Solis G-PHASE: Unbalanced 3-Phase Grid
G-PHASE (code 1016) appears on three-phase Solis inverters and means it detected an unbalanced or abnormal phase condition on the grid, so it stopped. It usually relates to the three-phase supply or the AC connection. A restart clears transients; a recurring G-PHASE points to the supply or the wiring.
What usually causes G-PHASE
- An unbalanced three-phase supply from the utility.
- A missing or weak phase, or a poor AC connection on one phase.
- A transient grid disturbance a restart resolves.
How to handle it
- Power-cycle the inverter. AC breaker off, then the DC isolator, wait 5 minutes, restart. A transient G-PHASE often clears.
- Check whether the grid itself is normal. If the wider supply is unstable or one phase is weak, that is the source.
- Have the AC connection checked. A loose connection on one phase can trigger it. This is an installer task.
- If G-PHASE persists, your installer should verify the three-phase connection and supply.
Related Solis codes
FAQ
I have a single-phase system. Why G-PHASE?

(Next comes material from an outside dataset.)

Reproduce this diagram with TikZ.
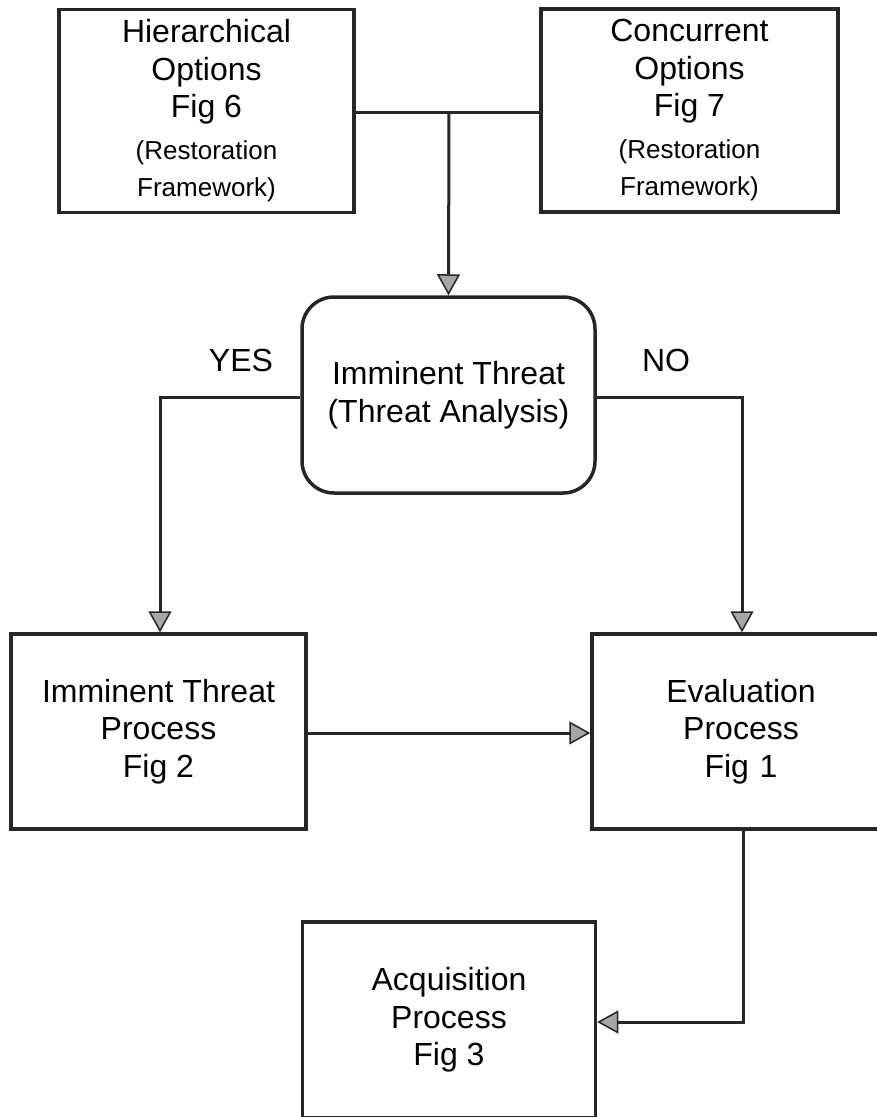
\documentclass[tikz,border=0pt]{standalone}
\usepackage{fontspec}
\setmainfont{Liberation Sans}
\usetikzlibrary{arrows.meta}
\tikzset{
  box/.style={draw=black!85, line width=3.5pt, inner sep=0pt, align=center,
    font=\fontsize{32}{37.5}\selectfont},
  conn/.style={draw=black!85, line width=3pt},
  arr/.style={conn, -{Triangle[length=21pt,width=23pt,fill=gray!70,line width=1.5pt]}},
  lbl/.style={font=\fontsize{32}{37.5}\selectfont, inner sep=0pt},
}
\newcommand{\smalltxt}{\fontsize{26}{30}\selectfont}
\begin{document}
\begin{tikzpicture}[x=1pt,y=-1pt]
\useasboundingbox (0,0) rectangle (877,1117);
\clip (0,0) rectangle (877,1117);
% boxes
\node[box, minimum width=295pt, minimum height=203pt] (hier) at (206.5,111)
  {Hierarchical\\Options\\Fig 6\\[4pt]\smalltxt (Restoration\\\smalltxt Framework)};
\node[box, minimum width=297pt, minimum height=203pt] (conc) at (689.5,110.5)
  {Concurrent\\Options\\Fig 7\\[4pt]\smalltxt (Restoration\\\smalltxt Framework)};
\node[box, rounded corners=32pt, minimum width=293pt, minimum height=196pt] (threat) at (448.5,395)
  {Imminent Threat\\(Threat Analysis)};
\node[box, minimum width=295pt, minimum height=195pt] (itp) at (158.5,731.5)
  {Imminent Threat\\Process\\Fig 2};
\node[box, minimum width=298pt, minimum height=195pt, text width=298pt] (eval) at (741,731.5)
  {Evaluation\\Process\\Fig 1};
\node[box, minimum width=293pt, minimum height=196pt] (acq) at (449,1020)
  {Acquisition\\Process\\Fig 3};
% labels
\node[lbl] (yes) at (241,360) {YES};
\node[lbl] (no) at (666,360) {NO};
% connectors
\coordinate (j) at (449,112);
\draw[conn] (hier.east |- j) -- (conc.west |- j);
\draw[arr] (j) -- (threat.north);
\coordinate (yl) at (160,397);
\coordinate (nr) at (742,397);
\draw[arr] (threat.west |- yl) -- (yl) -- (yl |- itp.north);
\draw[arr] (threat.east |- nr) -- (nr) -- (nr |- eval.north);
\draw[arr] (itp.east |- 0,733) -- (eval.west |- 0,733);
\coordinate (ed) at (743,1022);
\draw[arr] (ed |- eval.south) -- (ed) -- (acq.east |- ed);
\end{tikzpicture}
\end{document}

G-PHASE is a three-phase grid code. On a single-phase inverter it should not normally appear; if it does, contact your installer to review the configuration.
Helpful guides
Sources
- Solis inverter alarm-code list (G-PHASE = grid has unbalanced 3-phase; verify grid connection, confirm grid is normal).
- Solis installer documentation.
⚠️ Safety disclaimer. Solar inverters carry lethal DC and AC voltage even when "off". This guide covers a safe power cycle only. Three-phase connection and supply checks must be done by a licensed installer or electrician.